What to make of "What Have I Done to Deserve This!" A bizarre amalgam of surrealism, social realism and satire, it squirts out of your mind -- every time you think you've figured it out, it careens in another direction. It's utterly crazy, and yet less entertaining than a movie this wiggy ought to be.

On one level, "What Have I Done to Deserve This!" is a contemporary, Spanish version of "The Addams Family." Gloria (Carmen Maura) is a housewife frustrated sexually (and every other way) by her loutish husband (Angel de Andres-Lopez), a cab driver obsessed with a German nightclub singer, Ingrid (Katia Loritz), whom he used to chauffeur -- he constantly plays a tape of her warbling "Nur nicht aus Liebe wienen."

Dad's a forger, Mom a speed freak and the kids are chips off the old blocks: 12-year-old Miguel (Miguel Angel Herranz) is a male hustler; Toni (Juan Martinez), two years older, is a dope dealer. Grandmother (Chus Lampreave) is out-to-lunch, too, mad for cupcakes, mineral water and clean air.

Moving in and out of their lives, often arbitrarily, are a failed writer, a kleptomaniac, an impotent cop, a hooker, a girl with telekinetic powers, a sadistic dentist, an exhibitionist, a hibernating lizard and the students of a kendo academy. The plot, such as it is, involves the writer's attempt to forge Hitler's letters, which, in a roundabout way, proves to be the last straw between Gloria and her spouse.
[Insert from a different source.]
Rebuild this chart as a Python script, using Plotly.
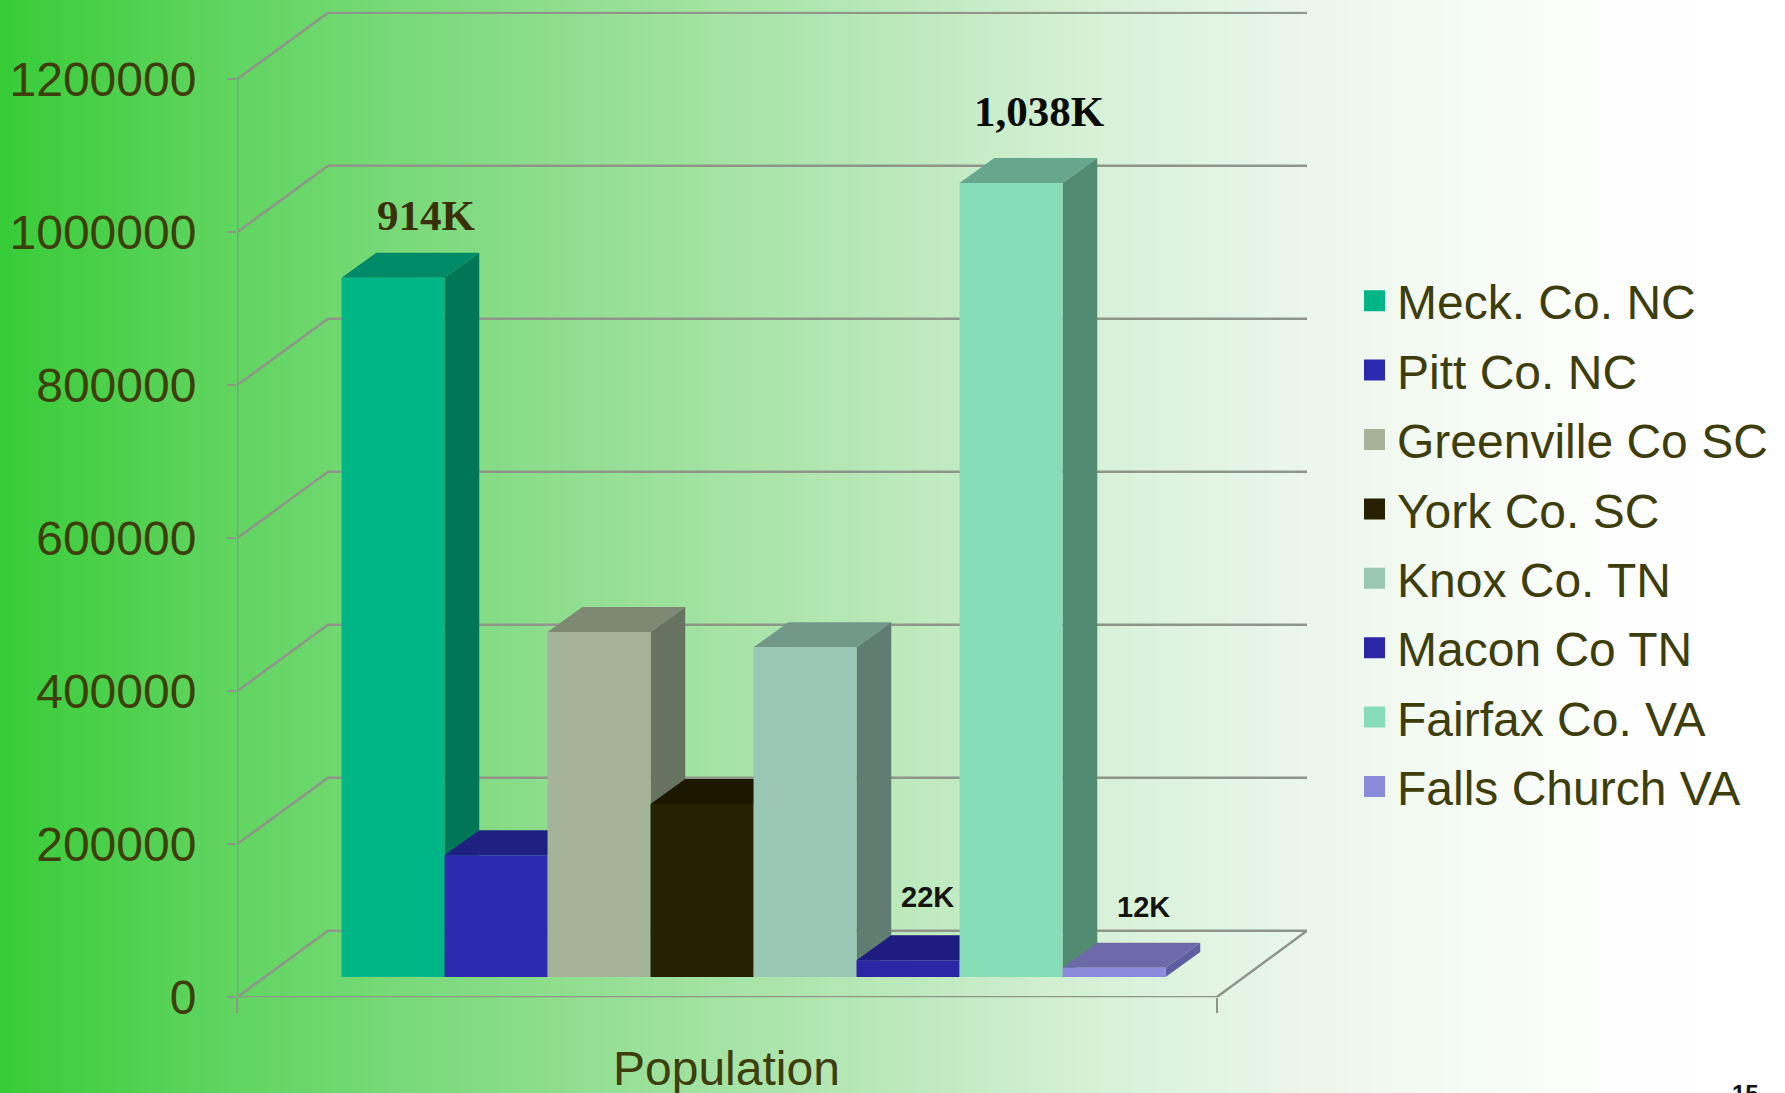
import plotly.graph_objects as go

# ---- data ----
categories = ["Meck. Co. NC", "Pitt Co. NC", "Greenville Co SC", "York Co. SC",
              "Knox Co. TN", "Macon Co TN", "Fairfax Co. VA", "Falls Church VA"]
population = [914000, 159000, 451000, 226000, 431000, 22000, 1038000, 12000]
y_ticks = [0, 200000, 400000, 600000, 800000, 1000000, 1200000]
axis_label = "Population"

front_colors = ["#00B586", "#2C2BB0", "#A5B498", "#262100", "#99C7B3", "#2A26A6", "#86DDB8", "#8B8BDC"]
side_colors = ["#007658", "#1B1A70", "#687260", "#181500", "#607D71", "#1B1A70", "#538A72", "#5E5EA0"]
top_colors = ["#008A68", "#202080", "#7F8872", "#1C1800", "#72988A", "#1E1C80", "#66A78D", "#6C6AA8"]

value_labels = {0: ("914K", "Liberation Serif", 43, True, "#3A3008", 33, 62),
                6: ("1,038K", "Liberation Serif", 43, True, "#0A0A05", 28, 71),
                5: ("22K", "Liberation Sans", 29, True, "#151510", 19, 63),
                7: ("12K", "Liberation Sans", 29, True, "#151510", 29, 61)}

# ---- geometry of the pseudo 3-D plot, px per unit ----
W, H = 1785, 1093
PX_X, PX_Y = 103.0, 0.000765           # px per slot / px per person
AX_L, AX_R, AX_B, AX_T = 237, 1307, 997.3, 11.7
FLOOR_W = 9.51
WALL_DX, WALL_DY = 91 / PX_X, 66.5 / PX_Y
BAR_X0, BAR_BASE = 1.015, 20.3 / PX_Y
BAR_DX, BAR_DY = 34.7 / PX_X, 25 / PX_Y
GRID = "#8F9589"
TXT = "#3E3E0C"

fig = go.Figure()


def poly(xs, ys, color):
    fig.add_trace(go.Scatter(x=xs, y=ys, mode="lines", fill="toself", fillcolor=color,
                             line=dict(width=0, color=color), hoverinfo="skip", showlegend=False))


def line(xs, ys):
    fig.add_trace(go.Scatter(x=xs, y=ys, mode="lines", line=dict(color=GRID, width=2.5),
                             hoverinfo="skip", showlegend=False))


x_end = (AX_R - AX_L) / PX_X
for v in y_ticks[1:]:
    line([0, WALL_DX, x_end], [v, v + WALL_DY, v + WALL_DY])
line([0, WALL_DX, x_end, FLOOR_W, 0], [0, WALL_DY, WALL_DY, 0, 0])
line([0, 0], [0, y_ticks[-1]])

for i, v in enumerate(population):
    x0, x1 = BAR_X0 + i, BAR_X0 + i + 1
    b, t = BAR_BASE, BAR_BASE + v
    poly([x1, x1 + BAR_DX, x1 + BAR_DX, x1, x1], [b, b + BAR_DY, t + BAR_DY, t, b], side_colors[i])
    poly([x0, x1, x1 + BAR_DX, x0 + BAR_DX, x0], [t, t, t + BAR_DY, t + BAR_DY, t], top_colors[i])
    poly([x0, x1, x1, x0, x0], [b, b, t, t, b], front_colors[i])

for i, name in enumerate(categories):
    fig.add_trace(go.Scatter(x=[None], y=[None], mode="markers", name=name, legendgroup=name,
                             marker=dict(symbol="square", size=16, color=front_colors[i],
                                         line=dict(width=5, color=front_colors[i]))))

annotations = []
for i, (txt, fam, size, bold, col, dx, dy) in value_labels.items():
    annotations.append(dict(x=BAR_X0 + i + 0.5, y=BAR_BASE + population[i], xref="x", yref="y",
                            text=f"<b>{txt}</b>" if bold else txt, showarrow=False,
                            font=dict(family=fam, size=size, color=col),
                            xshift=dx, yshift=dy, yanchor="middle", xanchor="center"))
annotations.append(dict(x=FLOOR_W / 2, y=1 - 1040 / H, xref="x", yref="paper", text=axis_label,
                        showarrow=False, yanchor="top", xanchor="center",
                        font=dict(family="Liberation Sans", size=48, color=TXT)))
annotations.append(dict(x=1745 / W, y=1 - 1078 / H, xref="paper", yref="paper", text="<b>15</b>",
                        showarrow=False, yanchor="top", xanchor="center",
                        font=dict(family="Liberation Sans", size=24, color="#111111")))

# background gradient, painted left to right
stops_px = [0, 200, 600, 900, 1100, 1350, 1600, 1785]
stops_rb = [56, 92, 149, 188, 216, 238, 253, 255]
stops_g = [204, 212, 223, 233, 241, 248, 254, 255]
shapes = []
for px in range(0, W, 4):
    for k in range(len(stops_px) - 1):
        if stops_px[k] <= px <= stops_px[k + 1]:
            f = (px - stops_px[k]) / (stops_px[k + 1] - stops_px[k])
            rb = stops_rb[k] + (stops_rb[k + 1] - stops_rb[k]) * f
            g = stops_g[k] + (stops_g[k + 1] - stops_g[k]) * f
            break
    shapes.append(dict(type="rect", xref="paper", yref="paper", x0=px / W, x1=1, y0=0, y1=1,
                       fillcolor=f"rgb({rb:.0f},{g:.0f},{rb:.0f})", line=dict(width=0), layer="below"))

fig.update_layout(
    width=W, height=H, margin=dict(l=0, r=0, t=0, b=0, pad=0, autoexpand=False), autosize=False,
    paper_bgcolor="white", plot_bgcolor="rgba(0,0,0,0)", shapes=shapes, annotations=annotations,
    showlegend=True,
    legend=dict(x=1352 / W, y=1 - 263 / H, xanchor="left", yanchor="top", bgcolor="rgba(0,0,0,0)",
                tracegroupgap=4, itemwidth=35, traceorder="grouped",
                font=dict(family="Liberation Sans", size=48, color=TXT)),
    xaxis=dict(domain=[AX_L / W, AX_R / W], range=[0, x_end], showgrid=False, zeroline=False,
               showline=False, tickvals=[0, FLOOR_W], ticktext=["", ""], ticks="outside",
               ticklen=15, tickwidth=2, tickcolor=GRID),
    yaxis=dict(domain=[1 - AX_B / H, 1 - AX_T / H], range=[0, (AX_B - AX_T) / PX_Y], showgrid=False,
               zeroline=False, showline=False, tickvals=y_ticks, ticktext=[str(v) for v in y_ticks],
               ticks="outside", ticklen=9, tickwidth=2, tickcolor=GRID, ticklabelstandoff=21,
               tickfont=dict(family="Liberation Sans", size=48, color=TXT)),
)

fig.write_html("out.html", config=dict(displayModeBar=False),
               post_script="document.body.style.margin='0';document.body.style.overflow='hidden';")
"What Have I Done to Deserve This!" is also a critique of the lengths the poor are driven to, and an examination of Franco's aftermath. But the movie is altogether too slippery to be taken simply as a sermon. When Gloria sells one of her sons to the dentist for the price of a curling iron, director Pedro Almodovar treats it blithely, as routine barter, and the blitheness knocks you off balance. Is this a social statement? A parody of a social statement? Just nuts? Or all at once?

Almodovar has a playful camera -- we get a shot of Gloria loading the wash from the inside of the machine, and later, a lizard's eye view of the action. Throughout, the movie is superbly acted -- the cast plays it straight, never camping it up, never letting us know they're in on the joke. Yet "What Have I Done to Deserve This?" becomes, in this way, a one-note movie, playing on the tension between the outre' and the character's utter imperturbability in the face of it. It's shocking, but no one's shocked, and that, essentially, is what holds the movie together.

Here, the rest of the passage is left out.